Exercise brief:
Return, without pictures, the lines from the start of the data through the one that contains "(348,72) -- cycle;".

Data segment:
*****
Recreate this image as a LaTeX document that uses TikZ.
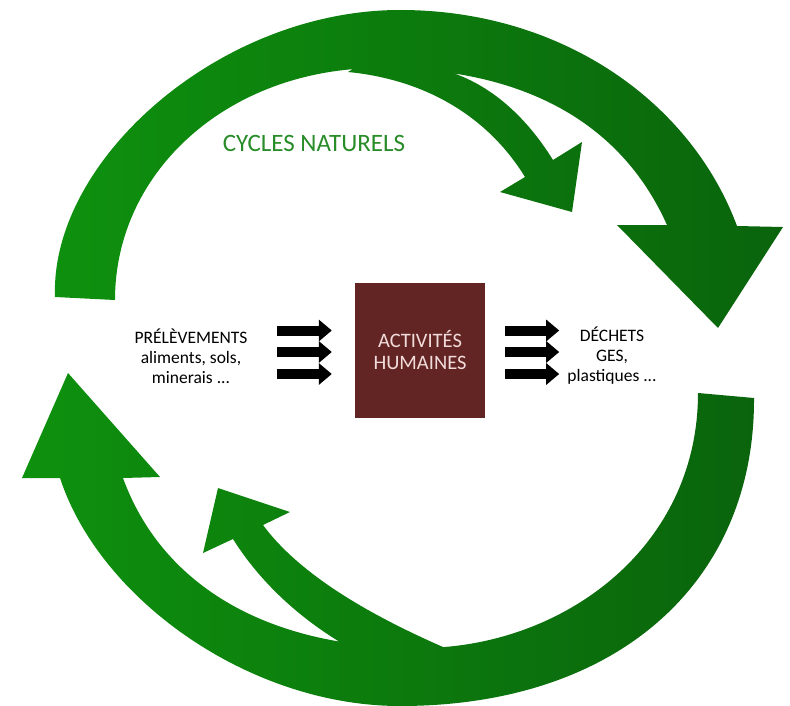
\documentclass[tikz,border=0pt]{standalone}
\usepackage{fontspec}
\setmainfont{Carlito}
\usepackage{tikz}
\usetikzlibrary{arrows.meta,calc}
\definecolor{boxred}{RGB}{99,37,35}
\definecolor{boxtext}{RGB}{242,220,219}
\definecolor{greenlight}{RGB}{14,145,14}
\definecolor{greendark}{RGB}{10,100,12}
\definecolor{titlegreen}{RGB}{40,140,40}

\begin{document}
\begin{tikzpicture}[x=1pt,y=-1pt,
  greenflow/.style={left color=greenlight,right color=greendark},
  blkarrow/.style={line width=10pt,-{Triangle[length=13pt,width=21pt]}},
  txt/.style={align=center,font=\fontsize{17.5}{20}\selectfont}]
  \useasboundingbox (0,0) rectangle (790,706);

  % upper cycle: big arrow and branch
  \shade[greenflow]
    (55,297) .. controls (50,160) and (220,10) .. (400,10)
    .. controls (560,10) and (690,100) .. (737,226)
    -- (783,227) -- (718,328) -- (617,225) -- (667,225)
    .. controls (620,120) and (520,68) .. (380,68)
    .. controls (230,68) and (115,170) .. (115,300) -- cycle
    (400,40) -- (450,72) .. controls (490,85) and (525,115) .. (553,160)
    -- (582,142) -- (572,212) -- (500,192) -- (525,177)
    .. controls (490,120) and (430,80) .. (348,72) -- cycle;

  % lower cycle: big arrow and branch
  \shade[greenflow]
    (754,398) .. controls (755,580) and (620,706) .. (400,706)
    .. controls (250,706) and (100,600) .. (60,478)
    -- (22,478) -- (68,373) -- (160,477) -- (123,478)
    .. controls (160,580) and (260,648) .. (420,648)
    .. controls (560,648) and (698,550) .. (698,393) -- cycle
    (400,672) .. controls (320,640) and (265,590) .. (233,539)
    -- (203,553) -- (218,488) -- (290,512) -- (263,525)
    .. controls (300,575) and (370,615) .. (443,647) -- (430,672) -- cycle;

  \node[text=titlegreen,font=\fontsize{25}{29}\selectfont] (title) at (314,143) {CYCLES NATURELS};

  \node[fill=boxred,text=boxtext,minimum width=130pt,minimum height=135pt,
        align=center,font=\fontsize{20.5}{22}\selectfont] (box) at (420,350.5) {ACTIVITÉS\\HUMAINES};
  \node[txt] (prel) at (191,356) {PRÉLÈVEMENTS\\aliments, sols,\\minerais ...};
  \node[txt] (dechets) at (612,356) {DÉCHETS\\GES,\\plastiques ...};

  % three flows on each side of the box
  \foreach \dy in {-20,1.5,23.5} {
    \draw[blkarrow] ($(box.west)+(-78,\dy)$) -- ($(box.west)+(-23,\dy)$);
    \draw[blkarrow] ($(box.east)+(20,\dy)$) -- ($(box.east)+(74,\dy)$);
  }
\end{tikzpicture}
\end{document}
*****
Solution to this problem:
Recreate this image as a LaTeX document that uses TikZ.
\documentclass[tikz,border=0pt]{standalone}
\usepackage{fontspec}
\setmainfont{Carlito}
\usepackage{tikz}
\usetikzlibrary{arrows.meta,calc}
\definecolor{boxred}{RGB}{99,37,35}
\definecolor{boxtext}{RGB}{242,220,219}
\definecolor{greenlight}{RGB}{14,145,14}
\definecolor{greendark}{RGB}{10,100,12}
\definecolor{titlegreen}{RGB}{40,140,40}

\begin{document}
\begin{tikzpicture}[x=1pt,y=-1pt,
  greenflow/.style={left color=greenlight,right color=greendark},
  blkarrow/.style={line width=10pt,-{Triangle[length=13pt,width=21pt]}},
  txt/.style={align=center,font=\fontsize{17.5}{20}\selectfont}]
  \useasboundingbox (0,0) rectangle (790,706);

  % upper cycle: big arrow and branch
  \shade[greenflow]
    (55,297) .. controls (50,160) and (220,10) .. (400,10)
    .. controls (560,10) and (690,100) .. (737,226)
    -- (783,227) -- (718,328) -- (617,225) -- (667,225)
    .. controls (620,120) and (520,68) .. (380,68)
    .. controls (230,68) and (115,170) .. (115,300) -- cycle
    (400,40) -- (450,72) .. controls (490,85) and (525,115) .. (553,160)
    -- (582,142) -- (572,212) -- (500,192) -- (525,177)
    .. controls (490,120) and (430,80) .. (348,72) -- cycle;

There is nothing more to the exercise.